__Written task__: Write out again, exactly as they appear, the lines from the line with "Write the matplotlib code for this chart." through the line with "5300, 4800, 4350]". Do not include any pictures.

__Records for this exercise__:
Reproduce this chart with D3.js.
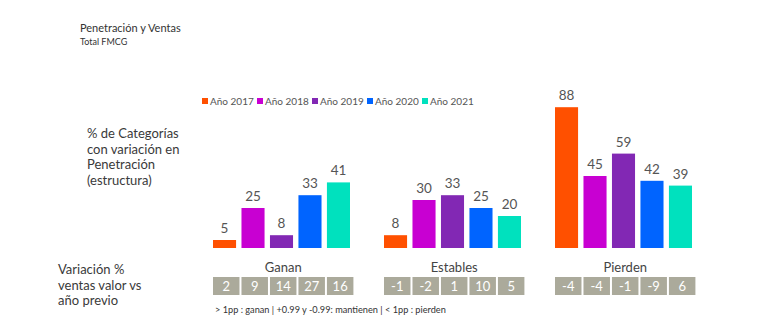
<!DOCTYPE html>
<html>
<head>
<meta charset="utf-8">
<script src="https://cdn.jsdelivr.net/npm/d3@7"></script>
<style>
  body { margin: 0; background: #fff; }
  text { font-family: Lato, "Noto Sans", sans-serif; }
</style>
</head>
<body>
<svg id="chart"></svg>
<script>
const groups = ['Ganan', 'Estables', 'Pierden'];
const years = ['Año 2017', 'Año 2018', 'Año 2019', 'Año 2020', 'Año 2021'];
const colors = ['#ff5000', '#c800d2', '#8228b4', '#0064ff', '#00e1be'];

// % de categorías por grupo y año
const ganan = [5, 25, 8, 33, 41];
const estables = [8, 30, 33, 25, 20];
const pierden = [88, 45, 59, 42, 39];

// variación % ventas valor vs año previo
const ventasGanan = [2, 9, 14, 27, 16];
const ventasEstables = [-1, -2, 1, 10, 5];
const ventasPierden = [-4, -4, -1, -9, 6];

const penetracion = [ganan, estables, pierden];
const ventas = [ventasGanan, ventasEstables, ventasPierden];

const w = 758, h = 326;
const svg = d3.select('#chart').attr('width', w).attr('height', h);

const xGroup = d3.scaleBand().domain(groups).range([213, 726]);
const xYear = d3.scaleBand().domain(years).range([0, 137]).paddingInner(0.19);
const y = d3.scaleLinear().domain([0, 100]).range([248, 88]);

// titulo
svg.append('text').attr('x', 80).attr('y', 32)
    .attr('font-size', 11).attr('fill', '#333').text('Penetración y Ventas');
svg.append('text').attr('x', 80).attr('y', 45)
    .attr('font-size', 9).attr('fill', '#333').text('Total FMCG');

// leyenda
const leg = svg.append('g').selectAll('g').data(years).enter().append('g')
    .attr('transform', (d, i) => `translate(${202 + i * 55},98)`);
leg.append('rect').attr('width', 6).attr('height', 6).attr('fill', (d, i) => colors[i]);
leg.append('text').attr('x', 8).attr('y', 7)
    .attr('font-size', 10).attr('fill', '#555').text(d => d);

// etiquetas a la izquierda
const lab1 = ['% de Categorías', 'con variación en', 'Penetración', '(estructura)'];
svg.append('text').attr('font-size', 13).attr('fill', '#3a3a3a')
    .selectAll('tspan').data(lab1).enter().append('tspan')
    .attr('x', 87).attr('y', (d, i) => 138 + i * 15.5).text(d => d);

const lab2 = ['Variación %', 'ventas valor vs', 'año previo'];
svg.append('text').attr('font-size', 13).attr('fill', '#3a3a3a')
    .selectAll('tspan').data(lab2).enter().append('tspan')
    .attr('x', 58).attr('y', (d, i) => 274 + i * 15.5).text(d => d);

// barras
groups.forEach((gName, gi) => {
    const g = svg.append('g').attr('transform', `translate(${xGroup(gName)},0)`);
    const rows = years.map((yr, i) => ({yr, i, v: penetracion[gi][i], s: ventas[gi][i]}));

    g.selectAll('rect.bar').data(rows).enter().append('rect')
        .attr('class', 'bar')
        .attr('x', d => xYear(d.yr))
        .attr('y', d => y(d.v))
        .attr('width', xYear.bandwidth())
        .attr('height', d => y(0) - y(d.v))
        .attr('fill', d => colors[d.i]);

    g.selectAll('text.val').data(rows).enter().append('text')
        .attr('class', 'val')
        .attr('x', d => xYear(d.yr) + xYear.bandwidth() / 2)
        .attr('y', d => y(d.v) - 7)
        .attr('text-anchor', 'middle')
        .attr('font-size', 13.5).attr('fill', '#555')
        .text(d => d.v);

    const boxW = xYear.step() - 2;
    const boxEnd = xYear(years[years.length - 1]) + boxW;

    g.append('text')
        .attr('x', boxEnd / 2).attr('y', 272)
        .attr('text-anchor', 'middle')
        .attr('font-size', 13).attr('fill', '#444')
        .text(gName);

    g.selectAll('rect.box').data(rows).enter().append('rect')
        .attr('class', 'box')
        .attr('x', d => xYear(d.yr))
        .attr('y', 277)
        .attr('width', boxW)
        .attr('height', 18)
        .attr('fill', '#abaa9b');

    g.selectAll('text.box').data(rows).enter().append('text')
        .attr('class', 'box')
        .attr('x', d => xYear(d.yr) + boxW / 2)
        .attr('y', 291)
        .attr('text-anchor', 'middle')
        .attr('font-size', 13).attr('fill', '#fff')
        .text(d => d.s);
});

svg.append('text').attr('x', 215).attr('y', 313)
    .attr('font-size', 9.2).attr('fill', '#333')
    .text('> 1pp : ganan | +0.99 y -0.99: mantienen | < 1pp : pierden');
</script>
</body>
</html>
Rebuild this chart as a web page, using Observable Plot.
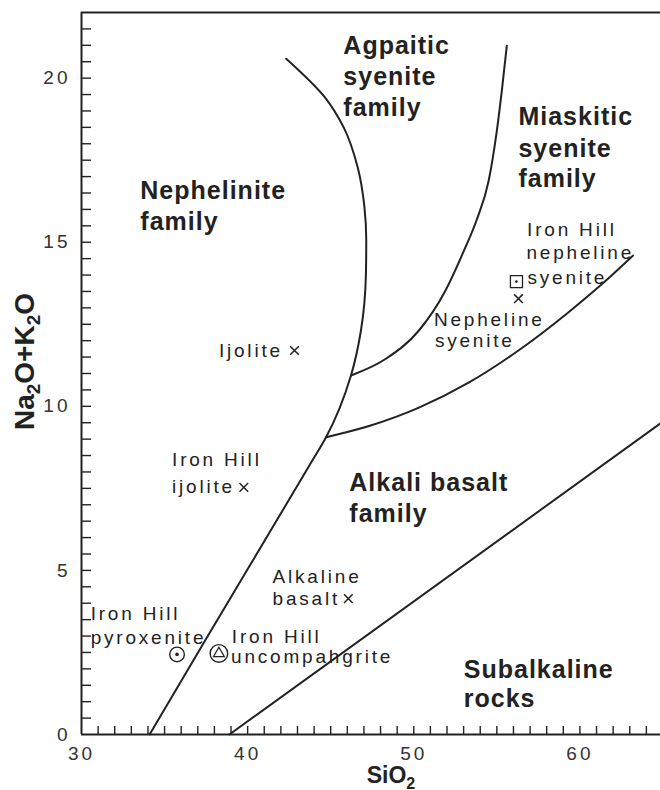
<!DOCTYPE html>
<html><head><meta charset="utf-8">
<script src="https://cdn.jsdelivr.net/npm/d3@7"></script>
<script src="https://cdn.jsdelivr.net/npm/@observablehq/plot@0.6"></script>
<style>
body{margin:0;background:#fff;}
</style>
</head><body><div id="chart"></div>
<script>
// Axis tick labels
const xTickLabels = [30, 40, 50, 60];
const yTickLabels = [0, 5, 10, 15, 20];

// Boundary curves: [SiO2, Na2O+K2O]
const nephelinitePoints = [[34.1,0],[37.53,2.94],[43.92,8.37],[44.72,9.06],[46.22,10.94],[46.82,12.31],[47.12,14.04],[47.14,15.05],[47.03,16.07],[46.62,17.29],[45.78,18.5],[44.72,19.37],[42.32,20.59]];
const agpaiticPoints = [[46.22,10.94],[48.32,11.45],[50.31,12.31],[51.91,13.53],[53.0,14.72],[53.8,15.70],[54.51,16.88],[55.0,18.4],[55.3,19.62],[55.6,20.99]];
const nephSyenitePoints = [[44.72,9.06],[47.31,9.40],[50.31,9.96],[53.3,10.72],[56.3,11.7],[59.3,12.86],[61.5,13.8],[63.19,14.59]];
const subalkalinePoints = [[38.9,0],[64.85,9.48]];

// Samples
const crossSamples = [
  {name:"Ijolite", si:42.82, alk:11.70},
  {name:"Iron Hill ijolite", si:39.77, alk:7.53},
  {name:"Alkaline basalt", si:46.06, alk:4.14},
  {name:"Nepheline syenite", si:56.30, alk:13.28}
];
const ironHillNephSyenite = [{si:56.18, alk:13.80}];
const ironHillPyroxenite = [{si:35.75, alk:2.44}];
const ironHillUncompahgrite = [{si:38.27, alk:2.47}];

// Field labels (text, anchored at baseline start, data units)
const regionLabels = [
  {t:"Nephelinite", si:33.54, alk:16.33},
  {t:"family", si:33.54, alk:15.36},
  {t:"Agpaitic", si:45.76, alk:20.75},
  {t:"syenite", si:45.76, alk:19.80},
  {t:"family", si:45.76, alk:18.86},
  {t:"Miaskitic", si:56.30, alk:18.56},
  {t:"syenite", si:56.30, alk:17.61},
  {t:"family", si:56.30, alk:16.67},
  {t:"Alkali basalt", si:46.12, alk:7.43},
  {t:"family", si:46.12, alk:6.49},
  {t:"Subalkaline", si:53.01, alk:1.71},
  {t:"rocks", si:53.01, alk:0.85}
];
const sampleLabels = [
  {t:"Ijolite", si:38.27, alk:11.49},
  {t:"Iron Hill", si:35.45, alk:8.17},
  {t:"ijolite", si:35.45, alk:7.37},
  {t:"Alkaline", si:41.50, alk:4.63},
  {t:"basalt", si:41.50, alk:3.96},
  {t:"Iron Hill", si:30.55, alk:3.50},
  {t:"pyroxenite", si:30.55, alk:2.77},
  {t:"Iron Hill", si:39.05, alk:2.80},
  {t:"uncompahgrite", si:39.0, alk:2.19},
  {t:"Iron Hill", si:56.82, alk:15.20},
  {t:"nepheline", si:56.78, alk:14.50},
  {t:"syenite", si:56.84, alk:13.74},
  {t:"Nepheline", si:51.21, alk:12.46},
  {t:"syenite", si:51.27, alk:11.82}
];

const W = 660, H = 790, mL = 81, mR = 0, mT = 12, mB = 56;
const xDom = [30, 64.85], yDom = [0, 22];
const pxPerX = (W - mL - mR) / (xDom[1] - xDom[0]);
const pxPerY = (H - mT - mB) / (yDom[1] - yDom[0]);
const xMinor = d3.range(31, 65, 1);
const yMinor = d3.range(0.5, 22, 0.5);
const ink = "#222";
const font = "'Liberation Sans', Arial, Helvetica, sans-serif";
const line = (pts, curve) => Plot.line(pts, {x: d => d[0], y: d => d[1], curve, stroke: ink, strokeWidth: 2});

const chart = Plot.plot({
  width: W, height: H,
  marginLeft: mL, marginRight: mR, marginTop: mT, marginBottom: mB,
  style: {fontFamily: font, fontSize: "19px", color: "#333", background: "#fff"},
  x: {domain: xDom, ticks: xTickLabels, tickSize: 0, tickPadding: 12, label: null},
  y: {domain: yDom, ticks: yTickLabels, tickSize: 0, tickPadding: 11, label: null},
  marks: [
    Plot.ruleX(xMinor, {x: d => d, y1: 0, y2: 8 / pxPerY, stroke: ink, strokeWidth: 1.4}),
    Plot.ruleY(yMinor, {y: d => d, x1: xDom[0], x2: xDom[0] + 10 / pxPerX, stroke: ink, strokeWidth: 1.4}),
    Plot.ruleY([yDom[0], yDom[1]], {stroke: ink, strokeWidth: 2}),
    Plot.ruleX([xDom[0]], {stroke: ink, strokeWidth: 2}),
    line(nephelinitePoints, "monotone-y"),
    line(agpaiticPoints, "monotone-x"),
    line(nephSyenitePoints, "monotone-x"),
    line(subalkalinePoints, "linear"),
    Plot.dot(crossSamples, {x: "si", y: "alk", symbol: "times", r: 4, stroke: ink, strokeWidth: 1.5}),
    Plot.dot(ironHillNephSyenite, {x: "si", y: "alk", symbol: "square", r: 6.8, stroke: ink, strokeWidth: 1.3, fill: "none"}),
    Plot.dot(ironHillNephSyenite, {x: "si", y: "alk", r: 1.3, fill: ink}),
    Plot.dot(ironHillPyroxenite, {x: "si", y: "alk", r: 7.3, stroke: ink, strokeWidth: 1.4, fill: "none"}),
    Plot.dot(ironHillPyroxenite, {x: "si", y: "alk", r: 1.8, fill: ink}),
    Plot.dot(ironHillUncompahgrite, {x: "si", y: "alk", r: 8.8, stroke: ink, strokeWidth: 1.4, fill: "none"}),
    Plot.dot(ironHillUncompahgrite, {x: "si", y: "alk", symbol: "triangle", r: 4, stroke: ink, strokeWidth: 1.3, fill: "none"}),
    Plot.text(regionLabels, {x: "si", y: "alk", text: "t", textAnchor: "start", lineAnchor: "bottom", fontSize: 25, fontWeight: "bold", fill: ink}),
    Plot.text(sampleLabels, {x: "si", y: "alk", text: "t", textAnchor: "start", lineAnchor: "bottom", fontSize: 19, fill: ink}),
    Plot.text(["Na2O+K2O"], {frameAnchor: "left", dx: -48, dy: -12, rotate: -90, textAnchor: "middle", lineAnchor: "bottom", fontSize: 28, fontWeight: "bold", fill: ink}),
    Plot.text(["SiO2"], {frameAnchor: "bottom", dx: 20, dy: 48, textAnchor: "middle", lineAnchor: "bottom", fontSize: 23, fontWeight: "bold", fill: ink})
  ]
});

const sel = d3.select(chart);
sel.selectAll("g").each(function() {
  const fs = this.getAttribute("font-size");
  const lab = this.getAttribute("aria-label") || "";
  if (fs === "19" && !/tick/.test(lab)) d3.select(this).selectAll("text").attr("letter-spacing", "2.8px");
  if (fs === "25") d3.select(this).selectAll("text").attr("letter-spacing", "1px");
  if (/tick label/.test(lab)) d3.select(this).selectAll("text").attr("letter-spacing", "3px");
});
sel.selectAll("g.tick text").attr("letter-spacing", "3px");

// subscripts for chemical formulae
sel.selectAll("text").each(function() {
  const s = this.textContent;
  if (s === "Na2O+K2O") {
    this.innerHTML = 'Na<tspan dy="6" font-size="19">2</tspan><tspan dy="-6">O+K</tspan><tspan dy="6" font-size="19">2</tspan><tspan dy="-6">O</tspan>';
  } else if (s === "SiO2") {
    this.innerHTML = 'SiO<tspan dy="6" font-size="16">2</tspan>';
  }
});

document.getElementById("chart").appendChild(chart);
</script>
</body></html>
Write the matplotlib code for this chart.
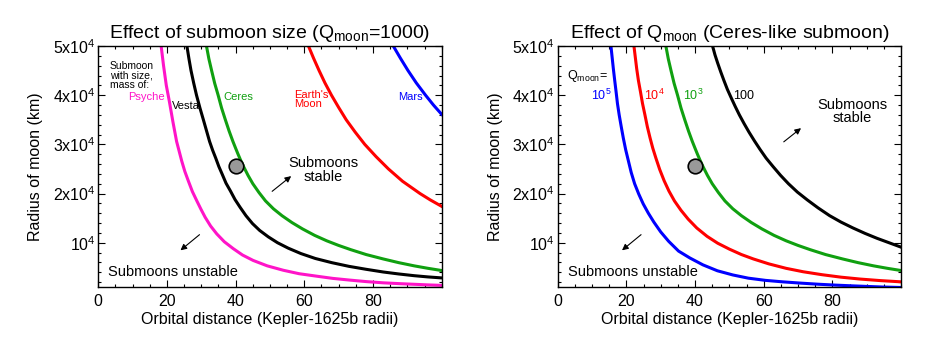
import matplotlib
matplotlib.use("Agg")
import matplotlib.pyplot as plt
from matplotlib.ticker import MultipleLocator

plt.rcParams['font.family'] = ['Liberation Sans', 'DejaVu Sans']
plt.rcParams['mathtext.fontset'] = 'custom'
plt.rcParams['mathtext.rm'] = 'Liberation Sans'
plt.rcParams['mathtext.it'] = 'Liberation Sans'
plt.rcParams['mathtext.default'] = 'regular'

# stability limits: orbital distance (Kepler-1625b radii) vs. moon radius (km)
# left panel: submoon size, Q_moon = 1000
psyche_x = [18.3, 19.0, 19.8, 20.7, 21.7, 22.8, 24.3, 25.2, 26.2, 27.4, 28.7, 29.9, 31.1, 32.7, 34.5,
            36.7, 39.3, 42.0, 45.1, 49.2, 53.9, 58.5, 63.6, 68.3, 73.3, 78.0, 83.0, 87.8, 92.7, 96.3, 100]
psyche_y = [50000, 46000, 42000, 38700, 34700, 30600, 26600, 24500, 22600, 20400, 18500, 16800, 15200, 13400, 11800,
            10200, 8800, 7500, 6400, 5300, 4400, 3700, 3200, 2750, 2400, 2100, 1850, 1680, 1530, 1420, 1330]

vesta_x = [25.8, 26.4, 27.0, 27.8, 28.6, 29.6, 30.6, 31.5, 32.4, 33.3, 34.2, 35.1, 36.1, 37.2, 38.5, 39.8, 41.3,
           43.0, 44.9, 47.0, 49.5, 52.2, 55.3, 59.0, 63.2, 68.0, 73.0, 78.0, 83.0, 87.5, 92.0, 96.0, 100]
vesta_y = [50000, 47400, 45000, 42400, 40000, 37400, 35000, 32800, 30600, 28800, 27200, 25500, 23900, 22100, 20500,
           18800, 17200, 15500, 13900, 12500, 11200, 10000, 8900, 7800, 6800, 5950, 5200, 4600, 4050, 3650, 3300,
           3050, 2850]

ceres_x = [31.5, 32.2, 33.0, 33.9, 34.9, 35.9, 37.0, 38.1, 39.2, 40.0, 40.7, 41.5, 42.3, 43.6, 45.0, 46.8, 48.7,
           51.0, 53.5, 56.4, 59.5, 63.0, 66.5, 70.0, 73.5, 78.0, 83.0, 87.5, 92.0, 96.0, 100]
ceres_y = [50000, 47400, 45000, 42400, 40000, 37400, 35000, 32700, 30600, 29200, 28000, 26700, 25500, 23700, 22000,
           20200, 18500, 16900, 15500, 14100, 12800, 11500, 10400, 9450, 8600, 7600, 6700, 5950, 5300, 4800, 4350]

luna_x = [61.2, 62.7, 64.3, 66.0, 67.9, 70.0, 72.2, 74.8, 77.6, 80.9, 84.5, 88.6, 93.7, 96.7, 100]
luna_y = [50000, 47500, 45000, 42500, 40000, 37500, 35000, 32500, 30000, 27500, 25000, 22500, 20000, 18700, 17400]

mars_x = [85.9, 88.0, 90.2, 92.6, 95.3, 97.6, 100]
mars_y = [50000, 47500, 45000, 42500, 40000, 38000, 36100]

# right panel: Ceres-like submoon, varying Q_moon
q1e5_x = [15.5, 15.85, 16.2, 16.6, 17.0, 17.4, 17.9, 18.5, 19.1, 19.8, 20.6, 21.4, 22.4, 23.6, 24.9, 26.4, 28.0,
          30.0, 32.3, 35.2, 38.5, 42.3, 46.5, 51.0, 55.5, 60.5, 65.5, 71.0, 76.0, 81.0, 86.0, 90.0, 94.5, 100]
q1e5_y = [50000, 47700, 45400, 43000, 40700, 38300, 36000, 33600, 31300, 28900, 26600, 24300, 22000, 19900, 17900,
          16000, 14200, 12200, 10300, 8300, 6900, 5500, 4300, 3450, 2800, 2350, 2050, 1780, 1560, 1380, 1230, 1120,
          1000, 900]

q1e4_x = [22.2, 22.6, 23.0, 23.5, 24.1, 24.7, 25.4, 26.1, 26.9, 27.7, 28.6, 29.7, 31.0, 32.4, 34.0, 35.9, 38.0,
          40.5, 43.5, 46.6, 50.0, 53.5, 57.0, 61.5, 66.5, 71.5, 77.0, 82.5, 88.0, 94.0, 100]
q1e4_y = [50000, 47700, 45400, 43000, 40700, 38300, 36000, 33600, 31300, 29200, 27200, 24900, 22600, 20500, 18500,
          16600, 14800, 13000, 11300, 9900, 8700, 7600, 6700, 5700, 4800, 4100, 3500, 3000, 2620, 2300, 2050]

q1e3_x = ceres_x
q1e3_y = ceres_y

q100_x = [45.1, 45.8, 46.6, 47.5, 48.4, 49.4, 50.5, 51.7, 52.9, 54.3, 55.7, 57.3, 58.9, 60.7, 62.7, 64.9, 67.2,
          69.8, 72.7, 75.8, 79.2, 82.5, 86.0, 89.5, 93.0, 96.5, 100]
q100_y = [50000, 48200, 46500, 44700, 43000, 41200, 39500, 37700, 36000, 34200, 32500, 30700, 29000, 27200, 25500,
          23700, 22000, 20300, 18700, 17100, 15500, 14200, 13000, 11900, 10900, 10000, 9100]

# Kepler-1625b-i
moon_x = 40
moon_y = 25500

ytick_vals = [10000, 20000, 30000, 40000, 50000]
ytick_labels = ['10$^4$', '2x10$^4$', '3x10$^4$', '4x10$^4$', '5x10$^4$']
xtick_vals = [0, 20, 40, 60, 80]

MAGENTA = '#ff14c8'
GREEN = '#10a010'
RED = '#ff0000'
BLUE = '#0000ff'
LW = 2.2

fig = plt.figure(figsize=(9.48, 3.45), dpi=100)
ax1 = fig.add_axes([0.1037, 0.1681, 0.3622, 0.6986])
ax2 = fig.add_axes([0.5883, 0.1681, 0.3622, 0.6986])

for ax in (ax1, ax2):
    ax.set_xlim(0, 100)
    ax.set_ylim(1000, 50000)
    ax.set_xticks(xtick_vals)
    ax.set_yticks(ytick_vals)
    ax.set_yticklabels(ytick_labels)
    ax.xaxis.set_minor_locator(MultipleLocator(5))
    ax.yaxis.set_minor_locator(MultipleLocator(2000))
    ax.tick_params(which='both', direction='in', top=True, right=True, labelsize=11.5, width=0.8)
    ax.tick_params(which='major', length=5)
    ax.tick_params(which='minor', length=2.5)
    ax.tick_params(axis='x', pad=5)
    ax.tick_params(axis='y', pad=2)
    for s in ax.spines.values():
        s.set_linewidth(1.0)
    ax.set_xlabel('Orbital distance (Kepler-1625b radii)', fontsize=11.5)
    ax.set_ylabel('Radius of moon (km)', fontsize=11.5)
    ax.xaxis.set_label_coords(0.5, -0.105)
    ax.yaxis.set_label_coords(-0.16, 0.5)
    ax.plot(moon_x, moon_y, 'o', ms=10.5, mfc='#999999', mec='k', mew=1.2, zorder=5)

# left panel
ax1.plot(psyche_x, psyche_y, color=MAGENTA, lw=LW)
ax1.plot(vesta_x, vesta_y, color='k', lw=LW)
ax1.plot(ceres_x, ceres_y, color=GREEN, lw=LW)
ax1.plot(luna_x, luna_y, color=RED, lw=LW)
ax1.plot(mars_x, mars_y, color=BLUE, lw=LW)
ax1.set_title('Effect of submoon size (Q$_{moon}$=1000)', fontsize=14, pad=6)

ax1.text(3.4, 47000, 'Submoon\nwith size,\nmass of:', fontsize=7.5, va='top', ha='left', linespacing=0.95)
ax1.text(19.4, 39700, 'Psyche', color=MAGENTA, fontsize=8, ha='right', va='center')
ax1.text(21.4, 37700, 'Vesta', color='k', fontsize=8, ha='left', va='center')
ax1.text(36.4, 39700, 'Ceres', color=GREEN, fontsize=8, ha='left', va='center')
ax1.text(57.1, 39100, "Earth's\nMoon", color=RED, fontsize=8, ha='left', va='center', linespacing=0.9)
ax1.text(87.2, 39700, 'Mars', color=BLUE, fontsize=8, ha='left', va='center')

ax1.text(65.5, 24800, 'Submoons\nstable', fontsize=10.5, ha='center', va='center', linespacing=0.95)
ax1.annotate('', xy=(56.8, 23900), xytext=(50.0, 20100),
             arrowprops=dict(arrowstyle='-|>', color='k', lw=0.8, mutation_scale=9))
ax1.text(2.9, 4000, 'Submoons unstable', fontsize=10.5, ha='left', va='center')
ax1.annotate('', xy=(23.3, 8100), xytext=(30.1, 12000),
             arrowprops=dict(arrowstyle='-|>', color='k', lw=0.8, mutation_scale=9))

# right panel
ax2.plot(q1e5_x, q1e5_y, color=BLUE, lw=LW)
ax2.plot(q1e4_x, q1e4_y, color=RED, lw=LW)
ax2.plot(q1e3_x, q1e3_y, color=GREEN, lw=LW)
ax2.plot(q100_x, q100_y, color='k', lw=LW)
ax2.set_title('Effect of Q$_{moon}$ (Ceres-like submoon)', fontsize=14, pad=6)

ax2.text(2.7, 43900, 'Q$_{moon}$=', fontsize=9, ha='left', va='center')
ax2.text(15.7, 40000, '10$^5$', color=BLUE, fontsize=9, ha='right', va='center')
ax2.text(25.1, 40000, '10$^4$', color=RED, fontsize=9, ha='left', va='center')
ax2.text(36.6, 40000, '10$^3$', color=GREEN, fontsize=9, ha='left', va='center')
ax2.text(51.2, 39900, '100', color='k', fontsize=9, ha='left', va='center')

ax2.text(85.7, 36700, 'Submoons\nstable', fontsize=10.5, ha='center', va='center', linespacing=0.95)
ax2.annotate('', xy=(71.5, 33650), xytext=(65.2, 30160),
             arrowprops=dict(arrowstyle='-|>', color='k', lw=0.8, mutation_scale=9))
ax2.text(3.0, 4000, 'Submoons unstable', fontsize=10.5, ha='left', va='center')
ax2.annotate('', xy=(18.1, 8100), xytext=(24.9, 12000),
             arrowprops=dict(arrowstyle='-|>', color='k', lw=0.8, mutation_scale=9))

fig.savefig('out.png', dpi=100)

__Worked solution__:
Write the matplotlib code for this chart.
import matplotlib
matplotlib.use("Agg")
import matplotlib.pyplot as plt
from matplotlib.ticker import MultipleLocator

plt.rcParams['font.family'] = ['Liberation Sans', 'DejaVu Sans']
plt.rcParams['mathtext.fontset'] = 'custom'
plt.rcParams['mathtext.rm'] = 'Liberation Sans'
plt.rcParams['mathtext.it'] = 'Liberation Sans'
plt.rcParams['mathtext.default'] = 'regular'

# stability limits: orbital distance (Kepler-1625b radii) vs. moon radius (km)
# left panel: submoon size, Q_moon = 1000
psyche_x = [18.3, 19.0, 19.8, 20.7, 21.7, 22.8, 24.3, 25.2, 26.2, 27.4, 28.7, 29.9, 31.1, 32.7, 34.5,
            36.7, 39.3, 42.0, 45.1, 49.2, 53.9, 58.5, 63.6, 68.3, 73.3, 78.0, 83.0, 87.8, 92.7, 96.3, 100]
psyche_y = [50000, 46000, 42000, 38700, 34700, 30600, 26600, 24500, 22600, 20400, 18500, 16800, 15200, 13400, 11800,
            10200, 8800, 7500, 6400, 5300, 4400, 3700, 3200, 2750, 2400, 2100, 1850, 1680, 1530, 1420, 1330]

vesta_x = [25.8, 26.4, 27.0, 27.8, 28.6, 29.6, 30.6, 31.5, 32.4, 33.3, 34.2, 35.1, 36.1, 37.2, 38.5, 39.8, 41.3,
           43.0, 44.9, 47.0, 49.5, 52.2, 55.3, 59.0, 63.2, 68.0, 73.0, 78.0, 83.0, 87.5, 92.0, 96.0, 100]
vesta_y = [50000, 47400, 45000, 42400, 40000, 37400, 35000, 32800, 30600, 28800, 27200, 25500, 23900, 22100, 20500,
           18800, 17200, 15500, 13900, 12500, 11200, 10000, 8900, 7800, 6800, 5950, 5200, 4600, 4050, 3650, 3300,
           3050, 2850]

ceres_x = [31.5, 32.2, 33.0, 33.9, 34.9, 35.9, 37.0, 38.1, 39.2, 40.0, 40.7, 41.5, 42.3, 43.6, 45.0, 46.8, 48.7,
           51.0, 53.5, 56.4, 59.5, 63.0, 66.5, 70.0, 73.5, 78.0, 83.0, 87.5, 92.0, 96.0, 100]
ceres_y = [50000, 47400, 45000, 42400, 40000, 37400, 35000, 32700, 30600, 29200, 28000, 26700, 25500, 23700, 22000,
           20200, 18500, 16900, 15500, 14100, 12800, 11500, 10400, 9450, 8600, 7600, 6700, 5950, 5300, 4800, 4350]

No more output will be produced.